The 'closest' assembly procedure that sounds vaguely-similar, that I've specified, is 'metal stitching'... and is only used to join very-thin/soft aluminum sheets together for non structural light-weight parts.

There is an 'Engineering Computer Programs Area' forum... might find help there...

Regards, Wil Taylor

o Trust - But Verify!
o We believe to be true what we prefer to be true. [Unknown]
o For those who believe, no proof is required; for those who cannot believe, no proof is possible. [variation,Stuart Chase]
o Unfortunately, in science what You 'believe' is irrelevant. ["Orion", Homebuiltairplanes.com forum]
 
I agree with Wil, the Bollhoff rivets have not been used in any air structures that I am aware of. You might want to check out some of the SAE papers that have been written about them for automotive use, there may some useful info in them.
 
I admit I had to look it up with Google to know what you meant.
I found the company website. And some test results:

Not very inspiring. I can't picture a way to disassemble this joint for repair.
The strength is about 1/2 to 1/4 the strength of a bucked rivet of the same size, and the joint deforms permanently at a tiny fraction of the failure load. So it would only take a small joint load before the parts are permanently warped and won't return to their original shape.

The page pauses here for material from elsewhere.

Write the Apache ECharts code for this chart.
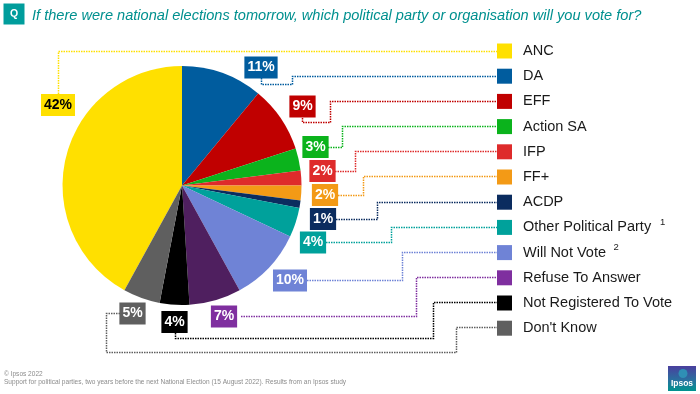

Normal solid buck-driven rivets are very stiff (nearly matching the base materials) and have a linear stress-strain curve up to roughly 75% of their ultimate strength. In aerospace we rely on these facts because we build many structures that are loaded to a fairly high % of their ultimate strength every flight. They must be counted on to withstand peak service loads without permanent deformation.

I don't think these rivets make the cut for aerospace. As the others said, you may find applications in other industries.
FYI, in one of the papers linked above, the quasi-static loading condition you are asking about is modeled using SIMlab.

No one believes the theory except the one who developed it. Everyone believes the experiment except the one who ran it.